Sep 22 2008
Researchers from Yale University and the University of Chicago have found a startling illustration of the potential for microbes to prevent disease - they found that mice exposed to common stomach bacteria were protected against the development of type I diabetes.
Their findings lend support to the "hygiene hypothesis" where it is thought that a lack of exposure to parasites, bacteria and viruses in the developed world may lead to increased risk of diseases and allergies such as asthma, and other disorders of the immune system.
What is more their results also suggest that exposure to some forms of bacteria might actually help prevent type I diabetes, an autoimmune disease in which the patient's immune system launches an attack on cells in the pancreas that produce insulin.
Scientists around the world have for decades been intensively investigating the root causes of autoimmune diseases and it has become increasingly evident that the environment plays a role in the development of some overly robust immune system responses.
It is known that people in less-developed parts of the world have a low rate of allergies, but when they move to developed countries the rate increases dramatically and the same phenomenon has been noticed in scientific laboratories.
The researchers found that non-obese diabetic (NOD) mice develop the disease at different rates after natural breeding, depending upon the environment where they are kept.
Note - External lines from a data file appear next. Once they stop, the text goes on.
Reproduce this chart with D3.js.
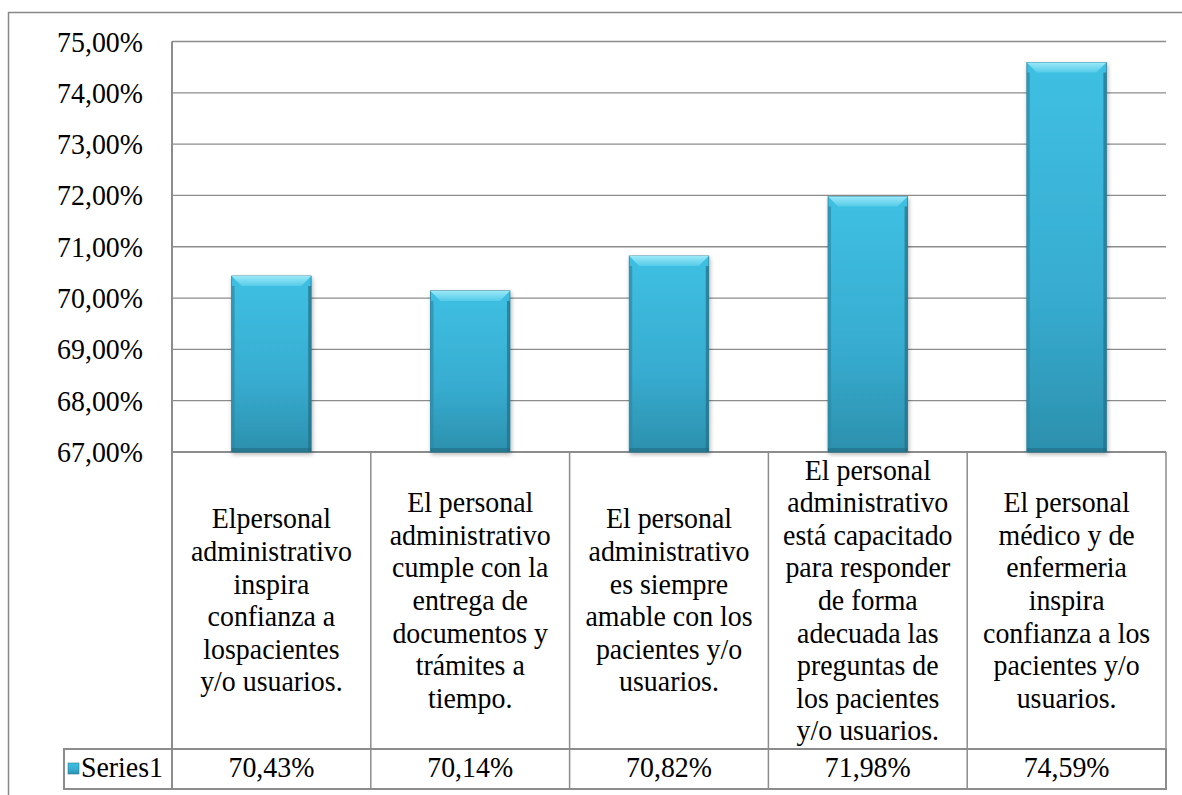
<!DOCTYPE html>
<meta charset="utf-8">
<style>
  body { margin: 0; background: #fff; }
  text { font-family: "Liberation Serif", "Times New Roman", serif; fill: #000; }
</style>
<body>
<script src="https://d3js.org/d3.v7.min.js"></script>
<script>

// data
var categories = [
  ["Elpersonal", "administrativo", "inspira", "confianza a", "lospacientes", "y/o usuarios."],
  ["El personal", "administrativo", "cumple con la", "entrega de", "documentos y", "trámites a", "tiempo."],
  ["El personal", "administrativo", "es siempre", "amable con los", "pacientes y/o", "usuarios."],
  ["El personal", "administrativo", "está capacitado", "para responder", "de forma", "adecuada las", "preguntas de", "los pacientes", "y/o usuarios."],
  ["El personal", "médico y de", "enfermeria", "inspira", "confianza a los", "pacientes y/o", "usuarios."]
];
var seriesName = "Series1";
var values = [70.43, 70.14, 70.82, 71.98, 74.59];
var yTicks = [67, 68, 69, 70, 71, 72, 73, 74, 75];

// layout
var W = 1182, H = 795;
var plotLeft = 172, plotRight = 1166, plotTop = 41.5, plotBottom = 452;
var headBottom = 749, rowBottom = 789, legendLeft = 64;
var fs = 29.5, sx = 0.945, lineH = 32.6;   // text is a bit narrow in the original
var gridColor = "#8c8c8c";

var fmt = function(v) { return v.toFixed(2).replace(".", ",") + "%"; };

var svg = d3.select("body").append("svg")
    .attr("width", W)
    .attr("height", H);

var defs = svg.append("defs");
var grad = defs.append("linearGradient")
    .attr("id", "barFill")
    .attr("x1", 0).attr("y1", 0).attr("x2", 0).attr("y2", 1);
grad.append("stop").attr("offset", "0%").attr("stop-color", "#3ec0e3");
grad.append("stop").attr("offset", "60%").attr("stop-color", "#37acd0");
grad.append("stop").attr("offset", "100%").attr("stop-color", "#2c90ad");

var bevGrad = defs.append("linearGradient")
    .attr("id", "bevFill")
    .attr("x1", 0).attr("y1", 0).attr("x2", 0).attr("y2", 1);
bevGrad.append("stop").attr("offset", "0%").attr("stop-color", "#9ae9f8");
bevGrad.append("stop").attr("offset", "100%").attr("stop-color", "#55cbe8");

var shadow = defs.append("filter").attr("id", "shadow")
    .attr("x", "-20%").attr("y", "-10%").attr("width", "140%").attr("height", "130%");
shadow.append("feDropShadow")
    .attr("dx", 1).attr("dy", 2).attr("stdDeviation", 2)
    .attr("flood-color", "#000").attr("flood-opacity", 0.3);

// outer chart border (runs off the page on right and bottom)
svg.append("rect")
    .attr("x", 8.5).attr("y", 12.5)
    .attr("width", W + 20).attr("height", H + 20)
    .attr("fill", "none")
    .attr("stroke", "#888")
    .attr("stroke-width", 1.5);

// scales
var x = d3.scaleBand()
    .domain(d3.range(values.length))
    .range([plotLeft, plotRight])
    .paddingInner(0.6)
    .paddingOuter(0.3);

var y = d3.scaleLinear()
    .domain([67, 75])
    .range([plotBottom, plotTop]);

// gridlines
svg.append("g")
  .selectAll("line")
    .data(yTicks)
  .enter().append("line")
    .attr("x1", plotLeft).attr("x2", plotRight)
    .attr("y1", function(d) { return y(d); })
    .attr("y2", function(d) { return y(d); })
    .attr("stroke", gridColor)
    .attr("stroke-width", function(d) { return d === 67 ? 2 : 1.3; });

// helper: squeezed text centred or anchored at (tx, ty)
function squeezed(sel, tx, ty) {
  return sel.append("g")
      .attr("transform", "translate(" + tx + "," + ty + ") scale(" + sx + ",1)")
    .append("text")
      .style("font-size", fs + "px");
}

// y tick labels
yTicks.forEach(function(t) {
  squeezed(svg, 143, y(t) + 10)
      .attr("text-anchor", "end")
      .text(fmt(t));
});

// bars with a bevel look
var bars = svg.append("g")
  .selectAll("g")
    .data(values)
  .enter().append("g")
    .attr("filter", "url(#shadow)");

var bw = x.bandwidth(), bev = 10, side = 3;

bars.append("rect")
    .attr("x", function(d, i) { return x(i); })
    .attr("y", function(d) { return y(d); })
    .attr("width", bw)
    .attr("height", function(d) { return plotBottom - y(d); })
    .attr("fill", "url(#barFill)")
    .attr("stroke", "#2a7f98")
    .attr("stroke-width", 0.8);

// top bevel
bars.append("path")
    .attr("d", function(d, i) {
      var x0 = x(i), x1 = x(i) + bw, y0 = y(d);
      return "M" + x0 + "," + y0 + "L" + x1 + "," + y0 +
             "L" + (x1 - bev) + "," + (y0 + bev) + "L" + (x0 + bev) + "," + (y0 + bev) + "Z";
    })
    .attr("fill", "url(#bevFill)");

// side shading
bars.append("rect")
    .attr("x", function(d, i) { return x(i); })
    .attr("y", function(d) { return y(d) + bev; })
    .attr("width", side)
    .attr("height", function(d) { return plotBottom - y(d) - bev; })
    .attr("fill", "#2b8aa6").attr("opacity", 0.7);
bars.append("rect")
    .attr("x", function(d, i) { return x(i) + bw - side; })
    .attr("y", function(d) { return y(d) + bev; })
    .attr("width", side)
    .attr("height", function(d) { return plotBottom - y(d) - bev; })
    .attr("fill", "#246f86").attr("opacity", 0.7);
bars.append("rect")
    .attr("x", function(d, i) { return x(i); })
    .attr("y", plotBottom - 4)
    .attr("width", bw)
    .attr("height", 4)
    .attr("fill", "#226a80").attr("opacity", 0.6);

// data table
var step = x.step();
var colEdges = d3.range(values.length + 1).map(function(i) { return plotLeft + i * step; });
var table = svg.append("g").attr("stroke", gridColor).attr("fill", "none");

// axis line on the left, from plot top to table bottom
table.append("line")
    .attr("x1", plotLeft).attr("x2", plotLeft)
    .attr("y1", plotTop).attr("y2", rowBottom)
    .attr("stroke-width", 2);

table.selectAll("line.col")
    .data(colEdges.slice(1))
  .enter().append("line")
    .attr("class", "col")
    .attr("x1", function(d) { return d; }).attr("x2", function(d) { return d; })
    .attr("y1", plotBottom).attr("y2", rowBottom)
    .attr("stroke-width", 1.5);

// value row box incl. legend cell
table.append("rect")
    .attr("x", legendLeft).attr("y", headBottom)
    .attr("width", plotRight - legendLeft).attr("height", rowBottom - headBottom)
    .attr("stroke-width", 2);

// category labels
categories.forEach(function(lines, i) {
  var mid = (plotBottom + headBottom) / 2;
  var t = squeezed(svg, plotLeft + (i + 0.5) * step, 0)
      .attr("text-anchor", "middle");
  t.selectAll("tspan")
      .data(lines)
    .enter().append("tspan")
      .attr("x", 0)
      .attr("y", function(s, j) { return mid + (j - (lines.length - 1) / 2) * lineH + 9.5; })
      .text(function(s) { return s; });
});

// values row
values.forEach(function(v, i) {
  squeezed(svg, plotLeft + (i + 0.5) * step, 777)
      .attr("text-anchor", "middle")
      .text(fmt(v));
});

// legend key + series name
svg.append("rect")
    .attr("x", legendLeft + 4).attr("y", 763)
    .attr("width", 11).attr("height", 11)
    .attr("fill", "url(#barFill)")
    .attr("stroke", "#2a7f98").attr("stroke-width", 0.6);

squeezed(svg, plotLeft - 9, 777)
    .attr("text-anchor", "end")
    .text(seriesName);

</script>
</body>
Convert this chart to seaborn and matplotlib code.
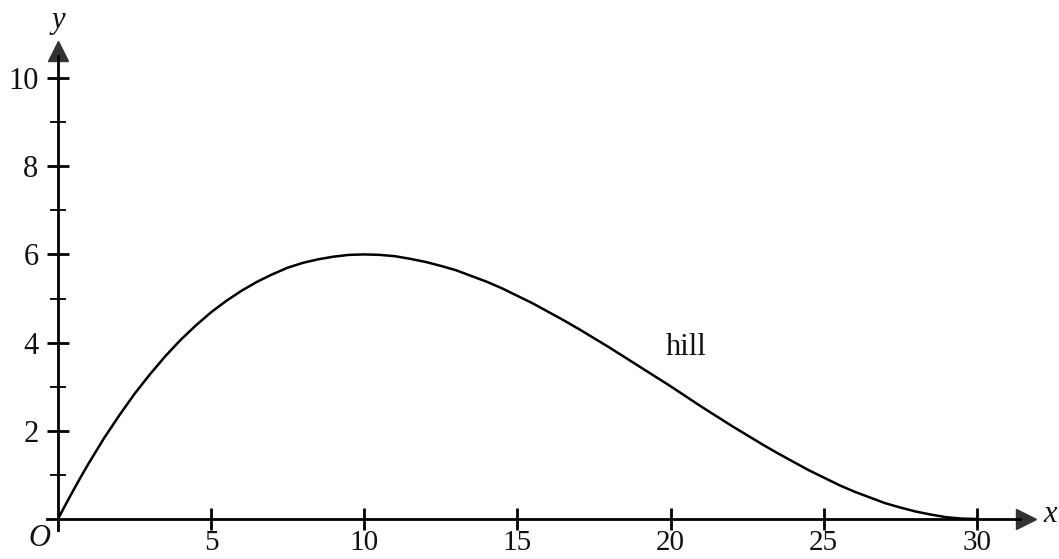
import matplotlib
matplotlib.use("Agg")
import matplotlib.pyplot as plt
import seaborn as sns
import pandas as pd

# data
x_vals = [0, 0.25, 0.5, 0.75, 1, 1.5, 2, 2.5, 3, 3.5, 4, 4.5, 5, 5.5, 6, 6.5,
          7, 7.5, 8, 8.5, 9, 9.5, 10, 10.5, 11, 11.5, 12, 12.5, 13, 13.5, 14,
          14.5, 15, 15.5, 16, 16.5, 17, 17.5, 18, 18.5, 19, 19.5, 20, 20.5,
          21, 21.5, 22, 22.5, 23, 23.5, 24, 24.5, 25, 25.5, 26, 26.5, 27,
          27.5, 28, 28.5, 29, 29.5, 30]
y_vals = [0, 0.33, 0.65, 0.96, 1.26, 1.83, 2.35, 2.84, 3.28, 3.69, 4.06, 4.39,
          4.69, 4.95, 5.18, 5.38, 5.55, 5.70, 5.81, 5.89, 5.95, 5.99, 6.0,
          5.99, 5.96, 5.90, 5.83, 5.74, 5.64, 5.51, 5.38, 5.23, 5.06, 4.89,
          4.70, 4.51, 4.31, 4.10, 3.89, 3.67, 3.45, 3.23, 3.01, 2.78, 2.55,
          2.33, 2.11, 1.90, 1.69, 1.49, 1.30, 1.11, 0.94, 0.77, 0.62, 0.49,
          0.36, 0.26, 0.17, 0.10, 0.04, 0.01, 0.0]
x_ticks = [5, 10, 15, 20, 25, 30]
y_ticks = [2, 4, 6, 8, 10]
y_minor = [1, 3, 5, 7, 9]
curve_label = "hill"

sns.set_theme(style="white")
plt.rcParams['font.family'] = ['Liberation Serif', 'DejaVu Serif']

df = pd.DataFrame({"x": x_vals, "y": y_vals})

fig = plt.figure(figsize=(10.59, 5.59), dpi=100)
ax = fig.add_axes([0, 0, 1, 1])
sns.lineplot(data=df, x="x", y="y", ax=ax, color="black", linewidth=1.8)

ax.set_xlim(-1.894, 32.68)
ax.set_ylim(-0.907, 11.77)

for s in ["top", "right"]:
    ax.spines[s].set_visible(False)
ax.spines["left"].set_position(("data", 0))
ax.spines["bottom"].set_position(("data", 0))
ax.spines["left"].set_bounds(-0.25, 10.5)
ax.spines["bottom"].set_bounds(-0.37, 31.4)
for s in ["left", "bottom"]:
    ax.spines[s].set_linewidth(2.0)
    ax.spines[s].set_color("black")

ax.set_xticks(x_ticks)
ax.set_yticks(y_ticks)
ax.set_yticks(y_minor, minor=True)
ax.set_xticklabels([str(t) for t in x_ticks])
ax.set_yticklabels([str(t) for t in y_ticks])
ax.tick_params(axis="both", which="major", direction="inout", length=16,
               width=2.0, color="black", labelsize=22, labelcolor="#111111",
               left=True, bottom=True)
ax.tick_params(axis="x", which="major", pad=0, labelsize=21)
ax.tick_params(axis="y", which="major", pad=6)
ax.tick_params(axis="y", which="minor", direction="inout", length=11.5,
               width=1.3, color="black", left=True)
ax.set_xlabel("")
ax.set_ylabel("")

# arrow heads
ax.plot([31.6], [0], marker=">", markersize=15, color="#333333", clip_on=False)
ax.plot([0], [10.62], marker="^", markersize=15, color="#333333", clip_on=False)

ax.text(32.4, 0.1, "x", fontsize=22, style="italic", ha="center", va="center", color="#111111")
ax.text(0.0, 11.3, "y", fontsize=22, style="italic", ha="center", va="center", color="#111111")
ax.text(-0.6, -0.45, "O", fontsize=22, style="italic", ha="center", va="center", color="#111111")
ax.text(20.5, 3.9, curve_label, fontsize=22, ha="center", va="center", color="#111111")

fig.savefig("out.png", dpi=100)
Their previous research has shown that such mice exposed to non-active strains of tuberculosis or other disease-causing bacteria are protected against the development of type I diabetes.
The research teams led by Li Wen at Yale and Alexander V. Chervonsky at the University of Chicago say this suggests that the rapid "innate" immune response that normally protects us from infections can influence the onset of type 1 diabetes.
They say that NOD mice deficient in innate immunity were protected from diabetes in normal conditions, however, if they were raised in a germ-free environment, lacking "friendly'' gut bacteria, the mice developed severe diabetes but NOD mice exposed to harmless bacteria normally found in the human intestine were significantly less likely to develop diabetes.
They say understanding how gut bacteria work on the immune system, influencing whether diabetes and other autoimmune diseases occurs, is very important and may help find new ways to target the immune system by altering the balance of friendly gut bacteria and protect against diabetes.
The researchers say that higher levels of good bacteria in the intestine may lower the risk and severity of type 1 diabetes and they suggest that good gut bacteria may be a factor in protecting against type 1 diabetes.
According to current estimates as many as 100,000 Australians suffer from type 1 diabetes. Type 1 diabetes is also Australia's fastest growing chronic disease.
The research is published in the current issue of Nature.